Acting as a spokesperson for the 11 women on Day 8 of their hunger strike outside the White House, Andrade said, “El Paso and the whole border region is actually one of the poorest regions in the United States. We have high unemployment. For example, in El Paso, Texas, with the North American Free Trade Agreement we lost more than 35,000 jobs. And really the only structures in our community… were those factories. So we have housing projects and those factories. And when those factories left, we were left with nothing, with just abandoned buildings. We don’t have, for example, any infrastructure like… rec centers or libraries or school for adults. We don’t have any of those resources. Nothing happened to replace that [loss]. The government never brought new jobs. They didn’t bring any good re-training programs.”

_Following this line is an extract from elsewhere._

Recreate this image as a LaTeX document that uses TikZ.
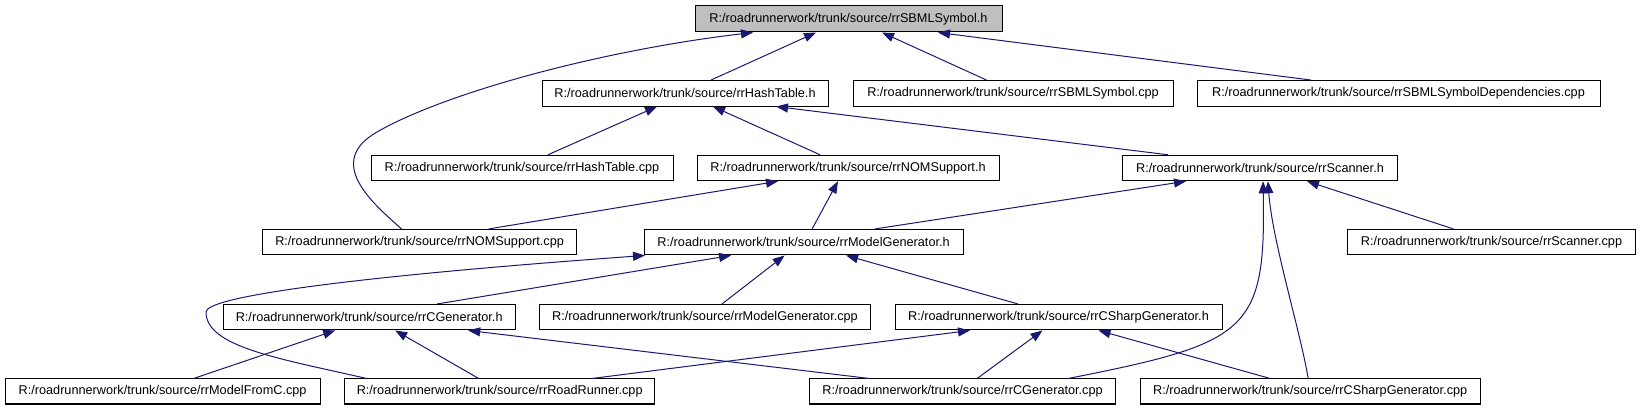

The women of El Paso are not calling on the government to take the lead in creating jobs and making the needed improvements, only to assist them in their ongoing efforts. Andrade said, “So as women, when we saw our community that was so devastated by the economic decisions, and now with the violence, we had to make a decision that we were going to renovate our communities ourselves. That it was up to us to create jobs and to create a more stable community. So we began to build, for example, daycare centers and cafes and now a market place, even a trading company, in order to provide jobs. And really all of that infrastructure is really a school; a school for our community to go and discover, ‘Hey what is it that we want to learn? Where do we want to work? What is it that we need to construct in order to have a complete community?’ And as women we’ve taken it upon ourselves to build every one of those pieces, to reconstruct what was destroyed.”